Write out the data below exactly as given, without any of its pictures.
** START Data segment **
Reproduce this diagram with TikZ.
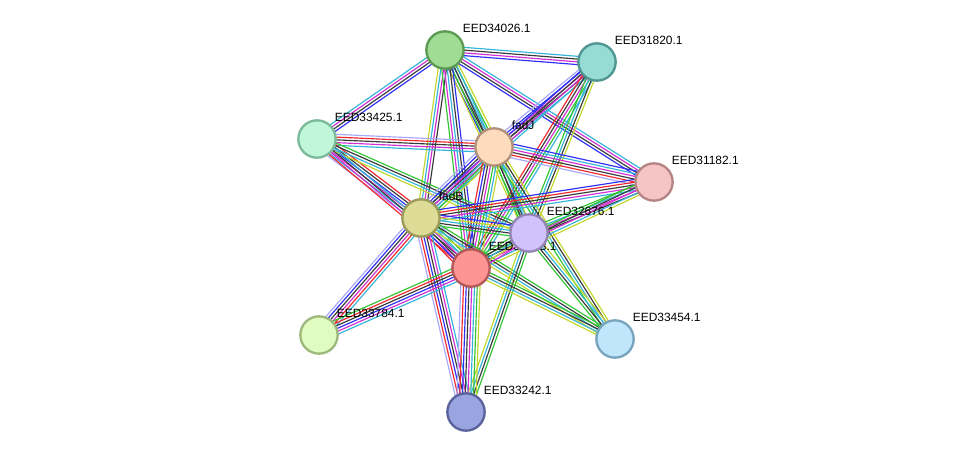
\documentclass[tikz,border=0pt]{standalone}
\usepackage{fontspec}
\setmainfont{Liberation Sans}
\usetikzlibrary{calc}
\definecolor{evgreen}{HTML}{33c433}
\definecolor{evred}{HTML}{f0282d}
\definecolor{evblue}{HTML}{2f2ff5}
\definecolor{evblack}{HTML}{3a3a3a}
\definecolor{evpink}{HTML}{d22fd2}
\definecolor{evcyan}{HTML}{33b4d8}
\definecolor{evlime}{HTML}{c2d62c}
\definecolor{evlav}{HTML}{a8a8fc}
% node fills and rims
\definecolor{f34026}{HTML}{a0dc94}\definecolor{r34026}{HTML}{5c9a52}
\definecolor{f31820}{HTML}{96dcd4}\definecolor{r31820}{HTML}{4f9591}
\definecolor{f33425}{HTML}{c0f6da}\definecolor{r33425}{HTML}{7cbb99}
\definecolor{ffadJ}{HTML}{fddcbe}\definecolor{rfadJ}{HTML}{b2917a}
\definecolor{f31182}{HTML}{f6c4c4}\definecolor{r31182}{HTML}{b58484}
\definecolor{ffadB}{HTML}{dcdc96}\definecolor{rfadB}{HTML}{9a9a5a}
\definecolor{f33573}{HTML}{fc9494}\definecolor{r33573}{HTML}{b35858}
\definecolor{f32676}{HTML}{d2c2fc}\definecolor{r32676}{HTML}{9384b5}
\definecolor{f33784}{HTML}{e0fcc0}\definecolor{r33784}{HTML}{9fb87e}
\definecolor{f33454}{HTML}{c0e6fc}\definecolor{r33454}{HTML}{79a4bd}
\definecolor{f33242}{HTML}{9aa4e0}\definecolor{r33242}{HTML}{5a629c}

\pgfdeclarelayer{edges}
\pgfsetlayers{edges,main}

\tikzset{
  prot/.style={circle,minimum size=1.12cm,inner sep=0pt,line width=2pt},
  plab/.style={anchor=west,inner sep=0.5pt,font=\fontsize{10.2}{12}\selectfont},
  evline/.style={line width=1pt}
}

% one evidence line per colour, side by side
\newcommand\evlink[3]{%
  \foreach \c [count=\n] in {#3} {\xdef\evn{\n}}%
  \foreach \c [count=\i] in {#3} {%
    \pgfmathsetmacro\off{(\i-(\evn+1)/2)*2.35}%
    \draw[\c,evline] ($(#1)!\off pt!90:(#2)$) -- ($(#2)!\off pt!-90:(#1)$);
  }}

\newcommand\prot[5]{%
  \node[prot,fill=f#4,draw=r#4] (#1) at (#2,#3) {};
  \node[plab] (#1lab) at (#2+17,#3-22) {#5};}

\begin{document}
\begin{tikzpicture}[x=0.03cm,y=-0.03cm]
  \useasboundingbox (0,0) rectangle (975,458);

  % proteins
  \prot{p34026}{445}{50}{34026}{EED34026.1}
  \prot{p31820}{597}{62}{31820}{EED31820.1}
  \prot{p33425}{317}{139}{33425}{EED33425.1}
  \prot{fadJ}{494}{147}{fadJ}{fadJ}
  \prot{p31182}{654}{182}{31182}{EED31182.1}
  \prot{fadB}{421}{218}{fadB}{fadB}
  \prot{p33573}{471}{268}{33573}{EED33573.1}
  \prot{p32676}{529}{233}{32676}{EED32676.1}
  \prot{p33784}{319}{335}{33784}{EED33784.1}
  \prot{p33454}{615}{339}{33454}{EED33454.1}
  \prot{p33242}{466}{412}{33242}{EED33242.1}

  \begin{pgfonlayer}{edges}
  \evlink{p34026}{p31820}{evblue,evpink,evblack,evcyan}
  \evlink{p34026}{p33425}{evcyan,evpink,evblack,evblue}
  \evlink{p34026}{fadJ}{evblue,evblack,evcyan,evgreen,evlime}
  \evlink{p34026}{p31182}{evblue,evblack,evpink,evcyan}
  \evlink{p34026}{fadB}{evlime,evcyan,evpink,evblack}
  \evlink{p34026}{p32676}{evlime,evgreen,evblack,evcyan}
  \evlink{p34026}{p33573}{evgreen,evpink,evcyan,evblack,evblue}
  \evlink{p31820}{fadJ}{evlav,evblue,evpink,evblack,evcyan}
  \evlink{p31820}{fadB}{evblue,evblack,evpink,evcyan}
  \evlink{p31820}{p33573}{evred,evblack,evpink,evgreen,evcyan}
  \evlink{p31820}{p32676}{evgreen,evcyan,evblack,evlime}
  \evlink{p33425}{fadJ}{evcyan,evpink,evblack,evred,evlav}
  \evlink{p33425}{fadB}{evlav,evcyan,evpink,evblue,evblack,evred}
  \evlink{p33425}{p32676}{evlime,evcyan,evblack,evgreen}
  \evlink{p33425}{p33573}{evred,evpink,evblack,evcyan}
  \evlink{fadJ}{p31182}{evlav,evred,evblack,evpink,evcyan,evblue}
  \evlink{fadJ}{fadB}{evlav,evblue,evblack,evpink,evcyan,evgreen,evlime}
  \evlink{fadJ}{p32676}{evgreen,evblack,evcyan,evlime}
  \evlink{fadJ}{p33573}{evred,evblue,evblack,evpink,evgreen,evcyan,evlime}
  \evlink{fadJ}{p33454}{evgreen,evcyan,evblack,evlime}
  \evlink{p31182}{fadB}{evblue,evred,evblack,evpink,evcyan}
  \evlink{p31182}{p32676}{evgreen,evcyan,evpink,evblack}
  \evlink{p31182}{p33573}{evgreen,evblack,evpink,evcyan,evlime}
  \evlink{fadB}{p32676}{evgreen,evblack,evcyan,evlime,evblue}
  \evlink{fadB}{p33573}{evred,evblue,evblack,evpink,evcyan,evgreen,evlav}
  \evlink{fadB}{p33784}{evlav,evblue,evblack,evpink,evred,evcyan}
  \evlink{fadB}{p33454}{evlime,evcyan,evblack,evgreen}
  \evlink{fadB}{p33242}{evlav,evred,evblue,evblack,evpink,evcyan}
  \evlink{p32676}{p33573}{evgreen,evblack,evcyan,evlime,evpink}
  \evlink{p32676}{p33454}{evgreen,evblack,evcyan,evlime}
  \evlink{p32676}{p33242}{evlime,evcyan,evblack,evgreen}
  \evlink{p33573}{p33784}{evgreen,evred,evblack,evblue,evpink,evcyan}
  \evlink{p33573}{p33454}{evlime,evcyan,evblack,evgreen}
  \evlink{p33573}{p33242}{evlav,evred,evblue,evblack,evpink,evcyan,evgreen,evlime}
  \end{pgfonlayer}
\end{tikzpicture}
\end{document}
** END Data segment **
*Right answer*:
Reproduce this diagram with TikZ.
\documentclass[tikz,border=0pt]{standalone}
\usepackage{fontspec}
\setmainfont{Liberation Sans}
\usetikzlibrary{calc}
\definecolor{evgreen}{HTML}{33c433}
\definecolor{evred}{HTML}{f0282d}
\definecolor{evblue}{HTML}{2f2ff5}
\definecolor{evblack}{HTML}{3a3a3a}
\definecolor{evpink}{HTML}{d22fd2}
\definecolor{evcyan}{HTML}{33b4d8}
\definecolor{evlime}{HTML}{c2d62c}
\definecolor{evlav}{HTML}{a8a8fc}
% node fills and rims
\definecolor{f34026}{HTML}{a0dc94}\definecolor{r34026}{HTML}{5c9a52}
\definecolor{f31820}{HTML}{96dcd4}\definecolor{r31820}{HTML}{4f9591}
\definecolor{f33425}{HTML}{c0f6da}\definecolor{r33425}{HTML}{7cbb99}
\definecolor{ffadJ}{HTML}{fddcbe}\definecolor{rfadJ}{HTML}{b2917a}
\definecolor{f31182}{HTML}{f6c4c4}\definecolor{r31182}{HTML}{b58484}
\definecolor{ffadB}{HTML}{dcdc96}\definecolor{rfadB}{HTML}{9a9a5a}
\definecolor{f33573}{HTML}{fc9494}\definecolor{r33573}{HTML}{b35858}
\definecolor{f32676}{HTML}{d2c2fc}\definecolor{r32676}{HTML}{9384b5}
\definecolor{f33784}{HTML}{e0fcc0}\definecolor{r33784}{HTML}{9fb87e}
\definecolor{f33454}{HTML}{c0e6fc}\definecolor{r33454}{HTML}{79a4bd}
\definecolor{f33242}{HTML}{9aa4e0}\definecolor{r33242}{HTML}{5a629c}

\pgfdeclarelayer{edges}
\pgfsetlayers{edges,main}

\tikzset{
  prot/.style={circle,minimum size=1.12cm,inner sep=0pt,line width=2pt},
  plab/.style={anchor=west,inner sep=0.5pt,font=\fontsize{10.2}{12}\selectfont},
  evline/.style={line width=1pt}
}

% one evidence line per colour, side by side
\newcommand\evlink[3]{%
  \foreach \c [count=\n] in {#3} {\xdef\evn{\n}}%
  \foreach \c [count=\i] in {#3} {%
    \pgfmathsetmacro\off{(\i-(\evn+1)/2)*2.35}%
    \draw[\c,evline] ($(#1)!\off pt!90:(#2)$) -- ($(#2)!\off pt!-90:(#1)$);
  }}

\newcommand\prot[5]{%
  \node[prot,fill=f#4,draw=r#4] (#1) at (#2,#3) {};
  \node[plab] (#1lab) at (#2+17,#3-22) {#5};}

\begin{document}
\begin{tikzpicture}[x=0.03cm,y=-0.03cm]
  \useasboundingbox (0,0) rectangle (975,458);

  % proteins
  \prot{p34026}{445}{50}{34026}{EED34026.1}
  \prot{p31820}{597}{62}{31820}{EED31820.1}
  \prot{p33425}{317}{139}{33425}{EED33425.1}
  \prot{fadJ}{494}{147}{fadJ}{fadJ}
  \prot{p31182}{654}{182}{31182}{EED31182.1}
  \prot{fadB}{421}{218}{fadB}{fadB}
  \prot{p33573}{471}{268}{33573}{EED33573.1}
  \prot{p32676}{529}{233}{32676}{EED32676.1}
  \prot{p33784}{319}{335}{33784}{EED33784.1}
  \prot{p33454}{615}{339}{33454}{EED33454.1}
  \prot{p33242}{466}{412}{33242}{EED33242.1}

  \begin{pgfonlayer}{edges}
  \evlink{p34026}{p31820}{evblue,evpink,evblack,evcyan}
  \evlink{p34026}{p33425}{evcyan,evpink,evblack,evblue}
  \evlink{p34026}{fadJ}{evblue,evblack,evcyan,evgreen,evlime}
  \evlink{p34026}{p31182}{evblue,evblack,evpink,evcyan}
  \evlink{p34026}{fadB}{evlime,evcyan,evpink,evblack}
  \evlink{p34026}{p32676}{evlime,evgreen,evblack,evcyan}
  \evlink{p34026}{p33573}{evgreen,evpink,evcyan,evblack,evblue}
  \evlink{p31820}{fadJ}{evlav,evblue,evpink,evblack,evcyan}
  \evlink{p31820}{fadB}{evblue,evblack,evpink,evcyan}
  \evlink{p31820}{p33573}{evred,evblack,evpink,evgreen,evcyan}
  \evlink{p31820}{p32676}{evgreen,evcyan,evblack,evlime}
  \evlink{p33425}{fadJ}{evcyan,evpink,evblack,evred,evlav}
  \evlink{p33425}{fadB}{evlav,evcyan,evpink,evblue,evblack,evred}
  \evlink{p33425}{p32676}{evlime,evcyan,evblack,evgreen}
  \evlink{p33425}{p33573}{evred,evpink,evblack,evcyan}
  \evlink{fadJ}{p31182}{evlav,evred,evblack,evpink,evcyan,evblue}
  \evlink{fadJ}{fadB}{evlav,evblue,evblack,evpink,evcyan,evgreen,evlime}
  \evlink{fadJ}{p32676}{evgreen,evblack,evcyan,evlime}
  \evlink{fadJ}{p33573}{evred,evblue,evblack,evpink,evgreen,evcyan,evlime}
  \evlink{fadJ}{p33454}{evgreen,evcyan,evblack,evlime}
  \evlink{p31182}{fadB}{evblue,evred,evblack,evpink,evcyan}
  \evlink{p31182}{p32676}{evgreen,evcyan,evpink,evblack}
  \evlink{p31182}{p33573}{evgreen,evblack,evpink,evcyan,evlime}
  \evlink{fadB}{p32676}{evgreen,evblack,evcyan,evlime,evblue}
  \evlink{fadB}{p33573}{evred,evblue,evblack,evpink,evcyan,evgreen,evlav}
  \evlink{fadB}{p33784}{evlav,evblue,evblack,evpink,evred,evcyan}
  \evlink{fadB}{p33454}{evlime,evcyan,evblack,evgreen}
  \evlink{fadB}{p33242}{evlav,evred,evblue,evblack,evpink,evcyan}
  \evlink{p32676}{p33573}{evgreen,evblack,evcyan,evlime,evpink}
  \evlink{p32676}{p33454}{evgreen,evblack,evcyan,evlime}
  \evlink{p32676}{p33242}{evlime,evcyan,evblack,evgreen}
  \evlink{p33573}{p33784}{evgreen,evred,evblack,evblue,evpink,evcyan}
  \evlink{p33573}{p33454}{evlime,evcyan,evblack,evgreen}
  \evlink{p33573}{p33242}{evlav,evred,evblue,evblack,evpink,evcyan,evgreen,evlime}
  \end{pgfonlayer}
\end{tikzpicture}
\end{document}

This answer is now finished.